▶ [TASK DESCRIPTION]: Identify each line holding the string "matplotlib" and copy it.

▶ [DATA LINES]:

_ _ _ _ _ _ _

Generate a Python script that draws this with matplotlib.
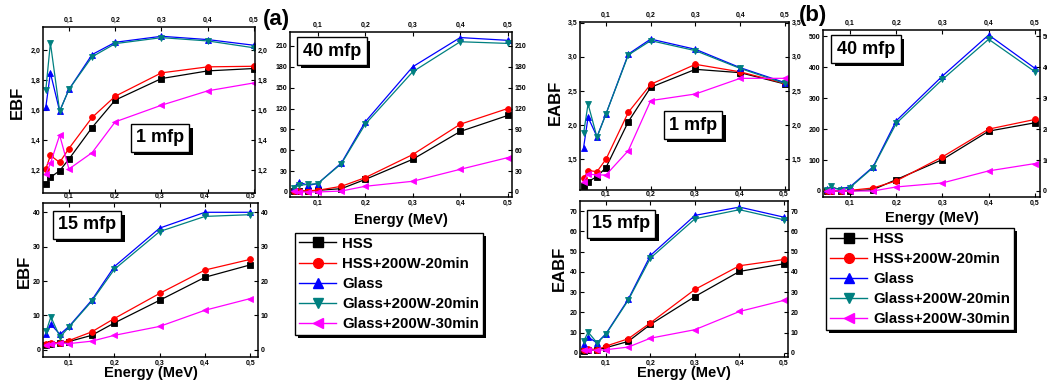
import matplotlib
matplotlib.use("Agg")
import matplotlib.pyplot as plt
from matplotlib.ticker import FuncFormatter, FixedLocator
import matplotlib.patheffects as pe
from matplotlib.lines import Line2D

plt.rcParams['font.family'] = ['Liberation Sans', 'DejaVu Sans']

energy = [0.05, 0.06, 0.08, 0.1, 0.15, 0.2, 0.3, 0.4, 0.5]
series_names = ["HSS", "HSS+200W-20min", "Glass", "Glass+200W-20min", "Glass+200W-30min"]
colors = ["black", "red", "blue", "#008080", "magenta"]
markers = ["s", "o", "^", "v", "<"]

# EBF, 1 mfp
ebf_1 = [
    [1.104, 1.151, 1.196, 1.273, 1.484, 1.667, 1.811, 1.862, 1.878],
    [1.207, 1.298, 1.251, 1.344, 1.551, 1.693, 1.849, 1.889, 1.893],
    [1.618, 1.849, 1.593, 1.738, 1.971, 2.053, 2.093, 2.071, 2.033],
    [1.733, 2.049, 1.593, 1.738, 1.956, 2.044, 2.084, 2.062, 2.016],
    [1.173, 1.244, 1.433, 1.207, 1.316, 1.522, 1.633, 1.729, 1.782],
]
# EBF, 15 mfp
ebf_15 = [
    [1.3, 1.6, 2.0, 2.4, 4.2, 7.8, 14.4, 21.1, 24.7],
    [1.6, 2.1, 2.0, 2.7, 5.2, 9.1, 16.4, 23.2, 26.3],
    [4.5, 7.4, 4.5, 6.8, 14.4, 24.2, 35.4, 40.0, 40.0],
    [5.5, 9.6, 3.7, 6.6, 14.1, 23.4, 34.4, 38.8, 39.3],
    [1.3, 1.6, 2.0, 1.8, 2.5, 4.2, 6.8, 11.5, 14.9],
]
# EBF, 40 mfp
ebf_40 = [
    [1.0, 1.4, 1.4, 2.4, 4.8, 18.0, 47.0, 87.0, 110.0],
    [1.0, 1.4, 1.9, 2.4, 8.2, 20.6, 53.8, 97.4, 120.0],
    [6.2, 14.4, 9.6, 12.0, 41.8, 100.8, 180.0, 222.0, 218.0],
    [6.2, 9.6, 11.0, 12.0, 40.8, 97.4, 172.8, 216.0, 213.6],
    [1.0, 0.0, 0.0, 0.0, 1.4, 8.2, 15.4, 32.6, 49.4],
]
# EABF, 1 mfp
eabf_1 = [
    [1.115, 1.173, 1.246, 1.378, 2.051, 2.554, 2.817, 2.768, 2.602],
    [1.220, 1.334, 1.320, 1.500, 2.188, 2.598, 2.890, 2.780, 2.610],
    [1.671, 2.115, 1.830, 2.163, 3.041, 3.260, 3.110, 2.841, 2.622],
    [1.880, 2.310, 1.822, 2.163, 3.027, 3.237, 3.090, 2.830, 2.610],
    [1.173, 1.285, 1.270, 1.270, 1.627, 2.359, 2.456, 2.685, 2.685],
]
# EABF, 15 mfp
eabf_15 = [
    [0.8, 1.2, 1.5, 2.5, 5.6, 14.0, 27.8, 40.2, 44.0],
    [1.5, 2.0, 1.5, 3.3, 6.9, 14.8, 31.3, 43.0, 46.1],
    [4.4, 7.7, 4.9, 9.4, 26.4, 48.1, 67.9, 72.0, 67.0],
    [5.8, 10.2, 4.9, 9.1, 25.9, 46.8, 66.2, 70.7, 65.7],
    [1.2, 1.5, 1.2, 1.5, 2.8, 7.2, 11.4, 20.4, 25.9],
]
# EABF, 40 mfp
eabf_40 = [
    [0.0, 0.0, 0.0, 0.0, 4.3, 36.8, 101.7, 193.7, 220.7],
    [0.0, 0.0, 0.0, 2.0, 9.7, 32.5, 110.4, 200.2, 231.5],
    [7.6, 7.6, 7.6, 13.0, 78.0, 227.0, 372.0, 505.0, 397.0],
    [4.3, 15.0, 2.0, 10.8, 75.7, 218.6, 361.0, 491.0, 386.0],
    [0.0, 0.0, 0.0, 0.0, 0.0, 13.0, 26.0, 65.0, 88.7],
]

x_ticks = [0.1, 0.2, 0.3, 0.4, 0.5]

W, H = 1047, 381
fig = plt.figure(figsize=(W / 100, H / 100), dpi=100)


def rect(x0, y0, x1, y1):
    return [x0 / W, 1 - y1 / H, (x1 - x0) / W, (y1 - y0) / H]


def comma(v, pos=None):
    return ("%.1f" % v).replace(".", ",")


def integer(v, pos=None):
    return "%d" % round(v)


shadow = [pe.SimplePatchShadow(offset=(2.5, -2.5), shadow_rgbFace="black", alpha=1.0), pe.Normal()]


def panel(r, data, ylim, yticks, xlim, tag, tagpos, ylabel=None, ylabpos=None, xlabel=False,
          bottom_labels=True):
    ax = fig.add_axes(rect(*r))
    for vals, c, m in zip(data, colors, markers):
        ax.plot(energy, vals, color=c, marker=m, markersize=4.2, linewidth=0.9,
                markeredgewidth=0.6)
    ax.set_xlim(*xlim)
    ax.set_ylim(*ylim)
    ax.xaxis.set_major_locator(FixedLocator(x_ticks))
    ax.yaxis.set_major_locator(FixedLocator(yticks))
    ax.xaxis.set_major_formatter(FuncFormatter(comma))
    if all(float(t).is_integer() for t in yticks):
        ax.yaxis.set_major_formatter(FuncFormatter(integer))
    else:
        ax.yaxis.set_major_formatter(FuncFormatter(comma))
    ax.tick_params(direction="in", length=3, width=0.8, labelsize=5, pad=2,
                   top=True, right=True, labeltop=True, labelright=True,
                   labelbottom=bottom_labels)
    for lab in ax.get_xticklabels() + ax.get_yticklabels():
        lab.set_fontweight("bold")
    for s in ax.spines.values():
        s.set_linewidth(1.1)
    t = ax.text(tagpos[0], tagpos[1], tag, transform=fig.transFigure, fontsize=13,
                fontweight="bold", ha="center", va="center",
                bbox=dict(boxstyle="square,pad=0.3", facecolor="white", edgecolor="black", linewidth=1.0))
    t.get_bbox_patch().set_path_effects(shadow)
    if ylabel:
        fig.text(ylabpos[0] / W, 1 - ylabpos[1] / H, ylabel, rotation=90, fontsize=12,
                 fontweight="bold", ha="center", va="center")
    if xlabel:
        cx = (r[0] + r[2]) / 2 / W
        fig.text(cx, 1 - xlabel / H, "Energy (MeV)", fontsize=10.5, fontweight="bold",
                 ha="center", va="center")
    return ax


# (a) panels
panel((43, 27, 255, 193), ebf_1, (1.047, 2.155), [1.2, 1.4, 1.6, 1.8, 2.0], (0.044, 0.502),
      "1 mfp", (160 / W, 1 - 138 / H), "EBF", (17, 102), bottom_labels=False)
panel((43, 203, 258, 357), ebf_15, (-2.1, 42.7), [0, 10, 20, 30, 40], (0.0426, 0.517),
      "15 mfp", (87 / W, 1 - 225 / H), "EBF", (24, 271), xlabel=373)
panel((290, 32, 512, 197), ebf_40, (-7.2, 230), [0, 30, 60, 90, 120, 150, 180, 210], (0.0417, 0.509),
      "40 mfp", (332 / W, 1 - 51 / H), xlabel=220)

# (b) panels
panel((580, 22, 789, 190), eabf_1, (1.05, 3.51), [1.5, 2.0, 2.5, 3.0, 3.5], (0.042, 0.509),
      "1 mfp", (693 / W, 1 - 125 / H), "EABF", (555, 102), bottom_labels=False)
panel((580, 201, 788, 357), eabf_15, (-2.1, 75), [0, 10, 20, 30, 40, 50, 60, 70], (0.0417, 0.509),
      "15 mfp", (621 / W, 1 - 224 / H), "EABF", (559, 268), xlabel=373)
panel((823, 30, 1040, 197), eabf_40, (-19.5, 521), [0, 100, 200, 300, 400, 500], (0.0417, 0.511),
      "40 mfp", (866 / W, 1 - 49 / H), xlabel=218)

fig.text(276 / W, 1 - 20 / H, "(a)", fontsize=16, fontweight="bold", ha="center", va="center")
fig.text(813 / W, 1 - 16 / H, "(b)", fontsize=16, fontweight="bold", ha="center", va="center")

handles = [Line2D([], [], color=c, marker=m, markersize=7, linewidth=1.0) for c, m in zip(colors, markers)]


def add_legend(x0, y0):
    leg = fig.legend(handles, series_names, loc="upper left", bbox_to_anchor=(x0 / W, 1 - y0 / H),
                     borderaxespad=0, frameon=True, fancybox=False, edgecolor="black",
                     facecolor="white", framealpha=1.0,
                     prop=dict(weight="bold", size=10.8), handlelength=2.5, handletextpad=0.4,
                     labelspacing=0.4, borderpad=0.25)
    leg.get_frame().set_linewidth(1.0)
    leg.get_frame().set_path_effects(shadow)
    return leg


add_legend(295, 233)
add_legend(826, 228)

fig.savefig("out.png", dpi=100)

_ _ _ _ _ _ _

▶ [SOLUTION FOR THIS PROBLEM]:
Generate a Python script that draws this with matplotlib.
import matplotlib
matplotlib.use("Agg")
import matplotlib.pyplot as plt
from matplotlib.ticker import FuncFormatter, FixedLocator
import matplotlib.patheffects as pe
from matplotlib.lines import Line2D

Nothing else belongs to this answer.